Lirica
STIFFELIO

La parola che illumina

La parola che illumina

La prima di Stiffelio (Trieste 1850) non fu un fiasco, eppure la “scabrosità” dell’argomento e i problemi con la censura austriaca convinsero Verdi a trarne una seconda versione assai modificata con altro titolo (Aroldo, Rimini 1857). Recentemente l’originale è stato ricostruito grazie a due copie sopravvissute e approda in questa veste per la prima volta in laguna in un nuovo allestimento a trent'anni dallo spettacolo di Pier Luigi Pizzi. Stiffelio è il primo lavoro del compositore improntato a quel realismo borghese che porterà in un breve volgere di tempo alla trilogia popolare ed è la sua prima opera con ambientazione contemporanea. Il protagonista, un prete protestante dibattuto fra missione spirituale e sete di vendetta nell’apprendere del tradimento della moglie, è ben analizzato, i colori orchestrali sono innovativi e la tavolozza armonica infrange i confini delle forme fino a quel momento abituali. Stiffelio, ritenuta a torto una prova inferiore, ha invece una notevole coerenza drammaturgia e una spiccata originalità: quindi partitura non vertiginosa ma fondamentale per comprendere l’evoluzione dello stile di Verdi alla fine degli “anni di galera”.

Lo spettacolo presenta una forte impronta borghese con clima claustrofobico e nord-europeo di sapore ibseniano. La scena di Guido Petzold è immersa in un buio totalizzante solo raramente interrotto dal sollevarsi per pochi istanti del muro di fondo scena. Molto efficace il lungo tavolo a cui siedono tutti all'apertura del sipario, quasi “ultima cena”; alle loro spalle una parete di spigoli e trafori geometrici che assume diversa consistenza a seconda di come viene colpita dalle luci antinaturalistiche dello stesso Petzold, fino a diventare riflesso delle vetrate colorate di una chiesa. I costumi di Judith Fischer situano l'azione nel primo Ottocento e, declinati sul nero, amplificano la cupezza dell'ambientazione. La scena è dominata da una torre-traliccio con tre fari che si innalza dal pulpito dove Stiffelio fa la sua omelia e potrebbe voler rendere l'idea di una parola illuminante nel buio con riferimento alla Trinità. La regia di Johannes Weigand non ha un'impronta particolarmente decisa e determinante e i cantanti, piuttosto statici, faticano a rendere il tumulto interiore che caratterizza i protagonisti e soprattutto i rapporti di forza tra di loro.
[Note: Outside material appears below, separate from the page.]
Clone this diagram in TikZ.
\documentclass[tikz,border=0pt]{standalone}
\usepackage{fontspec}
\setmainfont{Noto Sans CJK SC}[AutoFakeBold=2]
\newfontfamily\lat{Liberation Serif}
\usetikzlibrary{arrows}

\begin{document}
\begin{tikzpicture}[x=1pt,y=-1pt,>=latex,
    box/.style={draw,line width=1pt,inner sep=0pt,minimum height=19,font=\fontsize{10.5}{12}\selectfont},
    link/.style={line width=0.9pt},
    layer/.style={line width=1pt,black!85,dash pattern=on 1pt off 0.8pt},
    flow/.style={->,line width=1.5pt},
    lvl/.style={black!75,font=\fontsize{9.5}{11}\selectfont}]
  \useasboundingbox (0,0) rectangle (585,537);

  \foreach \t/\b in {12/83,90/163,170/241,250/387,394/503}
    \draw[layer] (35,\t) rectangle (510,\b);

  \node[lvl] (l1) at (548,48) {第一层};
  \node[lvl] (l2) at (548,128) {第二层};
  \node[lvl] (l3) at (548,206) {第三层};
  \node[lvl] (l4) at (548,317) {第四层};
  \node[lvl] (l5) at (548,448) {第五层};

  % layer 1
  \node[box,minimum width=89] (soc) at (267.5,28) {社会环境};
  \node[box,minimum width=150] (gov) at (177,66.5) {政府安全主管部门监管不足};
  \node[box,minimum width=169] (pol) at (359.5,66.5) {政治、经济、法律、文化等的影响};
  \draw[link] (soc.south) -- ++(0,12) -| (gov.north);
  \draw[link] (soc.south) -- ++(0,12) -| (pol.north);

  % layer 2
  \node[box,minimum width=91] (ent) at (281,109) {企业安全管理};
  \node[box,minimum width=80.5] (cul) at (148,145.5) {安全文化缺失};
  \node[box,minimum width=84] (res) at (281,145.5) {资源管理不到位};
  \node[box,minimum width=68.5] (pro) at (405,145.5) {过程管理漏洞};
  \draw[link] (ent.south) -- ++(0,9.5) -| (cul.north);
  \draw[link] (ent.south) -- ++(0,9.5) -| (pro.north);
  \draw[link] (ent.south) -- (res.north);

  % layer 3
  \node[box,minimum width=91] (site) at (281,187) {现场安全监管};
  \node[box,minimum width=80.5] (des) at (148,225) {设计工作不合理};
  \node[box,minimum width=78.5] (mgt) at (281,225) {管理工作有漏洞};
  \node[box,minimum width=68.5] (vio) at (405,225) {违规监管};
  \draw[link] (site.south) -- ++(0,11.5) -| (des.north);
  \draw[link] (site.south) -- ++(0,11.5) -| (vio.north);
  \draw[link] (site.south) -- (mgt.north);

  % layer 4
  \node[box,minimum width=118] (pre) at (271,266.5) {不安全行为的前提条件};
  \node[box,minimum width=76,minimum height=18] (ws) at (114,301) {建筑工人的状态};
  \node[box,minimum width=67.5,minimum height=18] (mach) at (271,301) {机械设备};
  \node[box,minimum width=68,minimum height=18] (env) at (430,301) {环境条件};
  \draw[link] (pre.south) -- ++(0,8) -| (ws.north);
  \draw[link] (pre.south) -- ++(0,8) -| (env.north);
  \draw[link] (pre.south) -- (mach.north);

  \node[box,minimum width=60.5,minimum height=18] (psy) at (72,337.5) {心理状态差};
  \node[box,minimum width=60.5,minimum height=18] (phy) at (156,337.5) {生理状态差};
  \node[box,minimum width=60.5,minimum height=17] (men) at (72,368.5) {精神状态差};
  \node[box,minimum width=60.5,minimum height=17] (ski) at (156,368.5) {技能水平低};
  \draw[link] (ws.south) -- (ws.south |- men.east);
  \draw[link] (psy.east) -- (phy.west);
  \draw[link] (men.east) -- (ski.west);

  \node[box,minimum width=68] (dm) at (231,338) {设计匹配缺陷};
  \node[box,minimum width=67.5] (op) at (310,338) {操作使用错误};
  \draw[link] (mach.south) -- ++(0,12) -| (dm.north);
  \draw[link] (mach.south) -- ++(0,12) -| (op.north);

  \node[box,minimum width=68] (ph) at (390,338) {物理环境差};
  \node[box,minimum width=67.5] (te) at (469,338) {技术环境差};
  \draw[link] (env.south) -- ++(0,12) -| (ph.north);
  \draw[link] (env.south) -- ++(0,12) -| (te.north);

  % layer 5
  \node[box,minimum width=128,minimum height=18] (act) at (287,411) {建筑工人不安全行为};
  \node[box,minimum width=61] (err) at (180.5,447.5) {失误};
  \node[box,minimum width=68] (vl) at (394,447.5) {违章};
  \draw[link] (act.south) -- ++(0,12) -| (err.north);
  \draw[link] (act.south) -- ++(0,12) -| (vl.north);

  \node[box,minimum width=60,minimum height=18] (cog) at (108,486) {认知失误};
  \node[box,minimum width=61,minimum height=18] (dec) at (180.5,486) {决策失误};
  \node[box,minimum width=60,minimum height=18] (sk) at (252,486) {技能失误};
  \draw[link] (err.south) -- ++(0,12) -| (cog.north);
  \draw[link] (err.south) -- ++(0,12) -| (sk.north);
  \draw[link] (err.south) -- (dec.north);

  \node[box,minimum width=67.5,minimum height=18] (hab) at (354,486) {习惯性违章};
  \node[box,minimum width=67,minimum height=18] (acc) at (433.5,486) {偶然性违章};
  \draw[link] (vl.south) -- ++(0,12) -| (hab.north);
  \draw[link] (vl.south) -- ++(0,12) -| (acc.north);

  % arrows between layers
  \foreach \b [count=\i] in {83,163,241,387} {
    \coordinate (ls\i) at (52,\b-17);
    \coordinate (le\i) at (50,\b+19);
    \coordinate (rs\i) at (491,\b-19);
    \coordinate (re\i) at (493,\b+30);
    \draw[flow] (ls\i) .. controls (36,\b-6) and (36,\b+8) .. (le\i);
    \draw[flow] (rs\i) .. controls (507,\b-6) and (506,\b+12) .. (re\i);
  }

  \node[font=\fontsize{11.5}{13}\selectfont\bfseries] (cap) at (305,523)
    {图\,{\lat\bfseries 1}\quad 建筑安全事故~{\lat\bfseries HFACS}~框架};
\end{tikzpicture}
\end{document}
Daniele Rustioni, pur giovanissimo, dimostra una notevole maturità interpretativa e la capacità di rendere la tensione incalzante e il ritmo narrativo costante anche dove la regia non riesce; il suono è curato, contrastato e ben caratterizzato dagli apporti solistici significativi: corno inglese, violoncello, organo e fagotto.
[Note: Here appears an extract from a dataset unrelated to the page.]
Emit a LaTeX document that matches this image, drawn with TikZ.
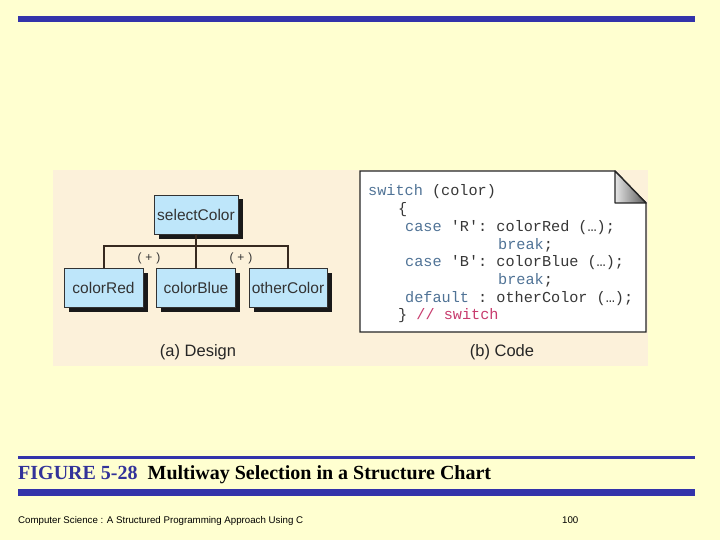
\documentclass[tikz,border=0pt]{standalone}
\usepackage{fontspec}
\setmainfont{Liberation Serif}
\setsansfont{Liberation Sans}
\setmonofont{Liberation Mono}
\usepackage{xcolor}
\usetikzlibrary{math, shadows}
\definecolor{slidebg}{RGB}{255,255,208}
\definecolor{panelbg}{RGB}{252,241,218}
\definecolor{barblue}{RGB}{51,51,170}
\definecolor{capblue}{RGB}{51,51,153}
\definecolor{boxblue}{RGB}{190,230,250}
\definecolor{linebrown}{RGB}{55,42,32}
\definecolor{kwblue}{RGB}{80,115,150}
\definecolor{codegray}{RGB}{55,55,55}
\definecolor{cmtred}{RGB}{200,60,110}

\begin{document}
\begin{tikzpicture}[x=1pt, y=-1pt,
  chartbox/.style={draw=black!80, line width=0.8pt, fill=boxblue, inner sep=0pt,
    minimum width=79pt, minimum height=39pt, text=black!80,
    font=\sffamily\fontsize{15.5}{15.5}\selectfont,
    general shadow={fill=black!90, shadow xshift=4.5pt, shadow yshift=-4.5pt}},
  chartline/.style={draw=linebrown, line width=2pt},
  plusmark/.style={inner sep=0pt, text=black!80, font=\sffamily\fontsize{12}{12}\selectfont},
  sublabel/.style={inner sep=0pt, text=black!85, font=\sffamily\fontsize{16.5}{16.5}\selectfont},
  codeline/.style={anchor=base west, inner sep=0pt, text=codegray, font=\ttfamily\fontsize{15.2}{15.2}\selectfont}]
\tikzmath{
\yone=196;
\dy=17.7;
\xin=405;
\xbrk=498;
}
%slide
\useasboundingbox (0,0) rectangle (720,540);
\fill[slidebg] (0,0) rectangle (720,540);
\fill[barblue] (18,16) rectangle (695,22.5);
\fill[barblue] (18,456) rectangle (695,458.5);
\fill[barblue] (18,489) rectangle (695,495.5);
%figure panel
\fill[panelbg] (53,170) rectangle (648,366);

%structure chart
\node[chartbox, minimum width=84pt] (select) at (196,214.5) {selectColor};
\node[chartbox] (red) at (103.5,287.5) {colorRed};
\node[chartbox] (blue) at (196,287.5) {colorBlue};
\node[chartbox, minimum width=78pt] (other) at (288,287.5) {otherColor};
\draw[chartline] (select.south) -- (blue.north);
\draw[chartline] (red.north) -- ++(0,-22) -| (other.north);
\node[plusmark] (plusred) at (149,258) {(\,\,+\,\,)};
\node[plusmark] (plusother) at (241,258) {(\,\,+\,\,)};
\node[sublabel] (design) at (198,352) {(a) Design};

%code page
\draw[line width=1.4pt, draw=black!85, fill=white]
  (360,171) -- (615,171) -- (646,203) -- (646,332) -- (360,332) -- cycle;
\shade[left color=black!10, right color=black!65] (615,171) -- (646,203) -- (615,203) -- cycle;
\draw[line width=1.4pt, draw=black!85, line join=round] (615,171) -- (646,203) -- (615,203) -- cycle;
\node[codeline] (c1) at (368,\yone) {\textcolor{kwblue}{switch} (color)};
\node[codeline] (c2) at (398,\yone+\dy) {\{};
\node[codeline] (c3) at (\xin,\yone+2*\dy) {\textcolor{kwblue}{case} {\char"27}R{\char"27}: colorRed (…);};
\node[codeline] (c4) at (\xbrk,\yone+3*\dy) {\textcolor{kwblue}{break};};
\node[codeline] (c5) at (\xin,\yone+4*\dy) {\textcolor{kwblue}{case} {\char"27}B{\char"27}: colorBlue (…);};
\node[codeline] (c6) at (\xbrk,\yone+5*\dy) {\textcolor{kwblue}{break};};
\node[codeline] (c7) at (\xin,\yone+6*\dy) {\textcolor{kwblue}{default} : otherColor (…);};
\node[codeline] (c8) at (398,\yone+7*\dy) {\} \textcolor{cmtred}{// switch}};
\node[sublabel] (code) at (502,352) {(b) Code};

%caption and footer
\node[anchor=base west, inner sep=0pt, font=\rmfamily\bfseries\fontsize{20}{20}\selectfont] (figcap)
  at (18,479) {\textcolor{capblue}{FIGURE 5-28}\hspace{10pt}Multiway Selection in a Structure Chart};
\node[anchor=base west, inner sep=0pt, font=\sffamily\fontsize{9.7}{9.7}\selectfont] (footer)
  at (18,523) {Computer Science : A Structured Programming Approach Using C};
\node[anchor=base west, inner sep=0pt, font=\sffamily\fontsize{9.7}{9.7}\selectfont] (pagenum)
  at (562,523) {100};
\end{tikzpicture}
\end{document}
Stefano Secco è uno Stiffelio vestito in modo dimesso rispetto agli altri e con una certa “atemporalità”; la voce è morbida ed estesa, prodiga di colori, il fraseggio robusto e scolpito in ogni dettaglio, la linea di canto è solida e di grande espressività. Meno riuscita la Lina di Julianna Di Giacomo: se il registro centrale è corposo, l'acuto è poco controllato e il timbro sempre piuttosto aspro. Dimitri Platanias è uno Stankar statico e poco brillante attorialmente, vocalmente avaro di sfumature. Francesco Marsiglia è un giusto Raffaele, elegante nel contegno. Simon Lim è un affascinante Jorg in abito lungo da prete e con voce suadente. Con loro Cristiano Olivieri (Federico), Sofia Koberidze (Dorotea) e il coro ottimamente preparato da Claudio Marino Moretti.

Il programma di sala ha una nuova veste con il libretto scaricabile da QR e un importante e utile apparato critico, fondamentale per la conoscenza di Stiffelio.